[Begin Data provided]

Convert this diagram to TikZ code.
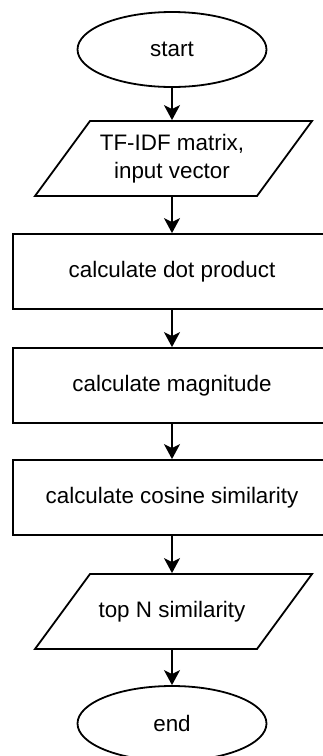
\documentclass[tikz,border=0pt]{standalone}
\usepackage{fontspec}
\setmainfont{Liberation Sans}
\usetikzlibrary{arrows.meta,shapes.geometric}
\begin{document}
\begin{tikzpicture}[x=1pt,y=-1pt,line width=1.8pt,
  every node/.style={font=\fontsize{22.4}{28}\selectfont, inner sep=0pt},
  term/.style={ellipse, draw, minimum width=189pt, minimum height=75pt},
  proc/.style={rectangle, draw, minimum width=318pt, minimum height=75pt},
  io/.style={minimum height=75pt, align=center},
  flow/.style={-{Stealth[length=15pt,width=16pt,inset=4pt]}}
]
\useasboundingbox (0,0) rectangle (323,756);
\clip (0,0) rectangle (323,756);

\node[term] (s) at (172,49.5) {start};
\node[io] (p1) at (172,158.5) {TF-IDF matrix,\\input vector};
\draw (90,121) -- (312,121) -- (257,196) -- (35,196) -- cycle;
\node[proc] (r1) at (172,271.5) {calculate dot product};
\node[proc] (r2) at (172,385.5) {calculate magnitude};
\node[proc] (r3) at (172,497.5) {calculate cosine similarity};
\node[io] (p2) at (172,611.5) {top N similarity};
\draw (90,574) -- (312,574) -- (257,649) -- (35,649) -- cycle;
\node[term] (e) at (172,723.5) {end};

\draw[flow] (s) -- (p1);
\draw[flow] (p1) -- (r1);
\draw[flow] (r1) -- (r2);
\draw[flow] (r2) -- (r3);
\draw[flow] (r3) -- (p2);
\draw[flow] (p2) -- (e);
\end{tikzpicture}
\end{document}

[End Data provided]

Exercise prompt: Set down the material above as is, without any pictures.

Result of this exercise:
Convert this diagram to TikZ code.
\documentclass[tikz,border=0pt]{standalone}
\usepackage{fontspec}
\setmainfont{Liberation Sans}
\usetikzlibrary{arrows.meta,shapes.geometric}
\begin{document}
\begin{tikzpicture}[x=1pt,y=-1pt,line width=1.8pt,
  every node/.style={font=\fontsize{22.4}{28}\selectfont, inner sep=0pt},
  term/.style={ellipse, draw, minimum width=189pt, minimum height=75pt},
  proc/.style={rectangle, draw, minimum width=318pt, minimum height=75pt},
  io/.style={minimum height=75pt, align=center},
  flow/.style={-{Stealth[length=15pt,width=16pt,inset=4pt]}}
]
\useasboundingbox (0,0) rectangle (323,756);
\clip (0,0) rectangle (323,756);

\node[term] (s) at (172,49.5) {start};
\node[io] (p1) at (172,158.5) {TF-IDF matrix,\\input vector};
\draw (90,121) -- (312,121) -- (257,196) -- (35,196) -- cycle;
\node[proc] (r1) at (172,271.5) {calculate dot product};
\node[proc] (r2) at (172,385.5) {calculate magnitude};
\node[proc] (r3) at (172,497.5) {calculate cosine similarity};
\node[io] (p2) at (172,611.5) {top N similarity};
\draw (90,574) -- (312,574) -- (257,649) -- (35,649) -- cycle;
\node[term] (e) at (172,723.5) {end};

\draw[flow] (s) -- (p1);
\draw[flow] (p1) -- (r1);
\draw[flow] (r1) -- (r2);
\draw[flow] (r2) -- (r3);
\draw[flow] (r3) -- (p2);
\draw[flow] (p2) -- (e);
\end{tikzpicture}
\end{document}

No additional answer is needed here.